Le cessez-le-feu et la libération d’otages, prévus ce jeudi, ont été repoussés à vendredi, a annoncé Israël mercredi soir. Mais la trêve promise sera de toute façon insuffisante, affirment les organisations internationales.

Ce qu’il faut savoir

  • La libération des otages, annoncée pour ce jeudi, n’aura pas lieu avant vendredi.
  • Quatre jours de trêve seront insuffisants, affirment les organisations humanitaires.
  • Le Qatar s’impose comme un médiateur incontournable dans la région.
  • Le pape François craint des « montagnes de morts » dans la bande de Gaza.

« Les négociations pour la libération de nos otages se poursuivent sans cesse », a indiqué mercredi le chef du Conseil national de la sécurité israélien, Tzachi Hanegbi, tandis qu’un responsable israélien sous le couvert de l’anonymat confiait qu’il n’y aurait « pas de pause » dans les combats jeudi.

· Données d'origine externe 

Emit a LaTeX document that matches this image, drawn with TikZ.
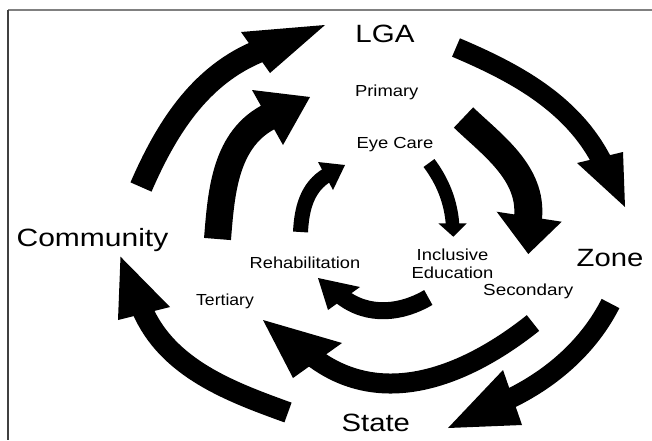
\documentclass[tikz,border=0pt]{standalone}
\usepackage{fontspec}
\setmainfont{Liberation Sans}
\definecolor{frametop}{RGB}{128,128,128}
\definecolor{frameleft}{RGB}{64,64,64}
\begin{document}
\begin{tikzpicture}[x=1pt,y=-1pt,
  outerlabel/.style={font=\fontsize{25}{30}\selectfont, inner sep=0pt, anchor=base},
  innerlabel/.style={font=\fontsize{16}{19}\selectfont, inner sep=0pt, anchor=base},
  shaftline/.style={line width=#1, line cap=butt, draw=black},
  headtri/.style={fill=black}]
\useasboundingbox (0,0) rectangle (652,440);
\fill[white] (0,0) rectangle (652,440);
% frame
\draw[frametop, line width=1.5pt] (8,10) -- (652,10);
\draw[frameleft, line width=1.5pt] (8,10) -- (8,440);

% labels
\node[outerlabel] (lga) at (385,42) {\scalebox{1.18}[1]{LGA}};
\node[outerlabel] (zone) at (610,266.7) {\scalebox{1.17}[1]{Zone}};
\node[outerlabel] (state) at (375.8,431.7) {\scalebox{1.17}[1]{State}};
\node[outerlabel] (community) at (92.5,246.7) {\scalebox{1.2}[1]{Community}};
\node[innerlabel] (primary) at (386.7,96.7) {\scalebox{1.15}[1]{Primary}};
\node[innerlabel] (eyecare) at (395,148.3) {\scalebox{1.15}[1]{Eye Care}};
\node[innerlabel] (inclusive) at (452.5,260) {\scalebox{1.15}[1]{Inclusive}};
\node[innerlabel] (education) at (452.5,278.3) {\scalebox{1.15}[1]{Education}};
\node[innerlabel] (secondary) at (528.3,295) {\scalebox{1.18}[1]{Secondary}};
\node[innerlabel] (rehab) at (305,268.3) {\scalebox{1.14}[1]{Rehabilitation}};
\node[innerlabel] (tertiary) at (225,305) {\scalebox{1.1}[1]{Tertiary}};

% ---- outer ring ----
% Community -> LGA
\coordinate (otlT) at (141,187);
\coordinate (otlB) at (260.2,50.7);
\coordinate (otlP) at (325,25);
\coordinate (otlL) at (241,32);
\coordinate (otlR) at (270,73);
\draw[shaftline=23pt] (otlT) .. controls (165.4,130.9) and (198.8,75.1) .. (otlB);
\fill[headtri] (otlP) -- (otlL) -- (otlR) -- cycle;

% LGA -> Zone
\coordinate (otrT) at (456,47.5);
\coordinate (otrB) at (602.3,162);
\coordinate (otrP) at (625,207);
\coordinate (otrL) at (577,163);
\coordinate (otrR) at (623,152);
\draw[shaftline=20pt] (otrT) .. controls (513,71.7) and (572,102.3) .. (otrB);
\fill[headtri] (otrP) -- (otrL) -- (otrR) -- cycle;

% Zone -> State
\coordinate (obrT) at (610.5,303.5);
\coordinate (obrB) at (508,399.6);
\coordinate (obrP) at (448,428);
\coordinate (obrL) at (503,370);
\coordinate (obrR) at (522,425);
\draw[shaftline=20pt] (obrT) .. controls (589.8,344.4) and (553.9,377.7) .. (obrB);
\fill[headtri] (obrP) -- (obrL) -- (obrR) -- cycle;

% State -> Community
\coordinate (oblT) at (288,412.5);
\coordinate (oblB) at (142,308.9);
\coordinate (oblP) at (120.5,256.7);
\coordinate (oblL) at (118,320);
\coordinate (oblR) at (170,307);
\draw[shaftline=21pt] (oblT) .. controls (231.6,392.1) and (167.4,368.7) .. (oblB);
\fill[headtri] (oblP) -- (oblL) -- (oblR) -- cycle;

% ---- middle ring ----
% Tertiary side -> Primary
\coordinate (mlT) at (217.5,239);
\coordinate (mlB) at (271.7,115.4);
\coordinate (mlP) at (310,97);
\coordinate (mlL) at (252,90);
\coordinate (mlR) at (283,145);
\draw[shaftline=27pt] (mlT) .. controls (221.3,192) and (224.9,137.7) .. (mlB);
\fill[headtri] (mlP) -- (mlL) -- (mlR) -- cycle;

% Primary -> Secondary
\coordinate (mrT) at (463.5,117.5);
\coordinate (mrB) at (528,218);
\coordinate (mrP) at (528.3,254);
\coordinate (mrL) at (496.7,211.7);
\coordinate (mrR) at (561.7,221.7);
\draw[shaftline=28pt] (mrT) .. controls (492.3,145.1) and (532.5,173.2) .. (mrB);
\fill[headtri] (mrP) -- (mrL) -- (mrR) -- cycle;

% Secondary -> Tertiary
\coordinate (mbT) at (533,323);
\coordinate (mbB) at (313.5,357.5);
\coordinate (mbP) at (263,320);
\coordinate (mbL) at (342,343);
\coordinate (mbR) at (293,378);
\draw[shaftline=20pt] (mbT) .. controls (468.3,374.5) and (383.9,410.3) .. (mbB);
\fill[headtri] (mbP) -- (mbL) -- (mbR) -- cycle;

% ---- inner ring ----
% Rehabilitation -> Eye Care
\coordinate (ilT) at (300.5,232);
\coordinate (ilB) at (328.1,174.5);
\coordinate (ilP) at (345,165);
\coordinate (ilL) at (318,162);
\coordinate (ilR) at (333,190);
\draw[shaftline=15pt] (ilT) .. controls (301.6,210) and (306.4,186.8) .. (ilB);
\fill[headtri] (ilP) -- (ilL) -- (ilR) -- cycle;

% Eye Care -> Inclusive Education
\coordinate (irT) at (429,163);
\coordinate (irB) at (452.7,226.3);
\coordinate (irP) at (453.3,236.7);
\coordinate (irL) at (438.3,223.3);
\coordinate (irR) at (466.7,223.3);
\draw[shaftline=13.5pt] (irT) .. controls (442.2,180.6) and (451.2,201.3) .. (irB);
\fill[headtri] (irP) -- (irL) -- (irR) -- cycle;

% Inclusive Education -> Rehabilitation
\coordinate (ibT) at (428.3,297.5);
\coordinate (ibB) at (340.9,296);
\coordinate (ibP) at (318,278);
\coordinate (ibL) at (360,287);
\coordinate (ibR) at (328,310);
\draw[shaftline=17pt] (ibT) .. controls (402,313) and (368.3,317.7) .. (ibB);
\fill[headtri] (ibP) -- (ibL) -- (ibR) -- cycle;
\end{tikzpicture}
\end{document}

Aucun des deux n’a donné d’explications.

Or, selon un officiel israélien cité par la Société de radiodiffusion publique de l’État hébreu (KAN), le délai serait attribuable aux signatures manquantes du Hamas et des médiateurs qataris. Le chaîne Channel 13 a également avancé que certains détails de l’entente devaient être fignolés.

PHOTO AHMAD GHARABLI, AGENCE FRANCE-PRESSE

Des proches et des sympathisants d’un otage retenu dans la bande de Gaza participent à une manifestation pour demander la libération des otages israéliens, à Tel Aviv.

Une source proche du bureau du premier ministre Benyamin Nétanyahou aurait par ailleurs affirmé que « personne n’avait parlé d’une libération demain [jeudi], sinon les médias », selon ce qu’a rapporté KAN.

Il était attendu que le cessez-le-feu débute ce jeudi, à 10 h du matin (3 h HNE). Selon le Qatar, principal médiateur de l’accord, la trêve doit s’étirer sur « quatre jours, avec possibilité de prolongation », et permettre au Hamas de libérer 50 de ses quelque 240 otages, contre environ 150 prisonniers palestiniens détenus par Israël.

Dans les deux cas, il s’agira de femmes et de jeunes « de moins de 19 ans ». Le ratio d’un otage contre trois prisonniers devra toujours être respecté et au minimum 10 otages par jour devront être libérés, selon le gouvernement israélien.

En Israël, la principale association de familles d’otages s’est déclarée « heureuse » de l’annonce d’une « libération partielle », sans toutefois savoir « qui sera libéré et quand ». « Cela me donne l’espoir de voir mes filles revenir », a notamment déclaré Maayan Zin, mère de deux enfants retenus à Gaza, interrogée par l’Agence France-Presse.

Quelle différence ?

De bonnes nouvelles qu’il faut toutefois relativiser, estime Atalia Omer, professeure de religions, conflits et études de paix de l’Université de Notre Dame, dans l’Indiana. Car cette accalmie ne veut pas dire que la situation à Gaza va s’améliorer.

« Bien sûr, nous accueillons tous favorablement un cessez-le-feu », souligne d’abord l’experte américaine d’origine israélienne.

Le fait que des familles seront enfin réunies, c’est très significatif. Mais considérant le niveau de destruction des infrastructures dans Gaza et le fait que tellement de gens ont faim ou sont encore enterrés sous les décombres, je me demande quelle différence peut faire cette trêve.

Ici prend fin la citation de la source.